AusGroup has recorded a 37.5% fall in net profit attributable to equity holders for the three months ending March 31 (3Q FY2010) to A$2.6 million ($3.3 million).
Revenue for 3Q decreased by 15.8% to A$83.8 million mainly due to the continued impact of lower activity levels in the group’s manufacturing and fabrication segments in Australia and Singapore and the construction segment in Australia. Delays in projects by some clients further contributed to the lower revenues registered during the quarter.
The acquisition of Modern Access Services (MAS) was completed in Q4 FY2009. MAS registered revenue of A$15.8 million for 3Q FY2010compared with A$14 million for 2Q FY2010 and A$9.9 million for 1Q FY2010.
As at March 31, AusGroup has an order book of A$456 million and cash and cash equivalents of A$30.5 million.

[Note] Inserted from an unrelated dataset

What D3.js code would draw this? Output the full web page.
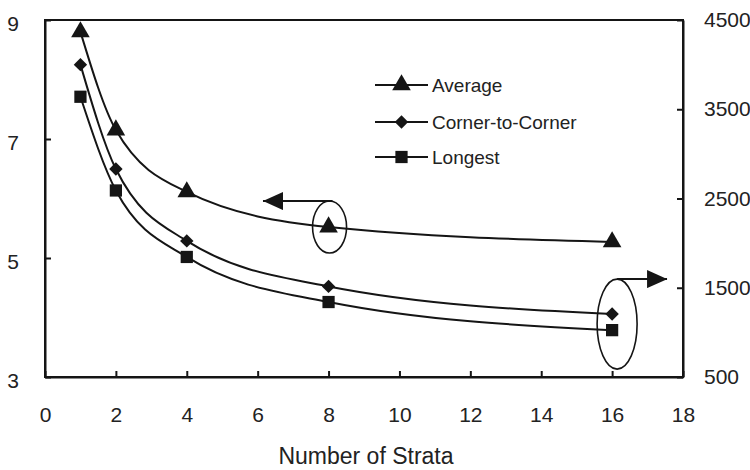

As for the outlook of the Australian oil and gas markets, the group believes that over the next 12 months, demand for its Australian-based services will improve, driven largely by Western Australian LNG and oil and gas project developments. The group expects margins to remain at normal levels driven by the strong demand outlook on the back of Western Australian LNG.
The AusGroup also says it continues to see a steady but slow improvement in the Western Australian mineral resources sector but the expected recovery is taking longer than previously anticipated.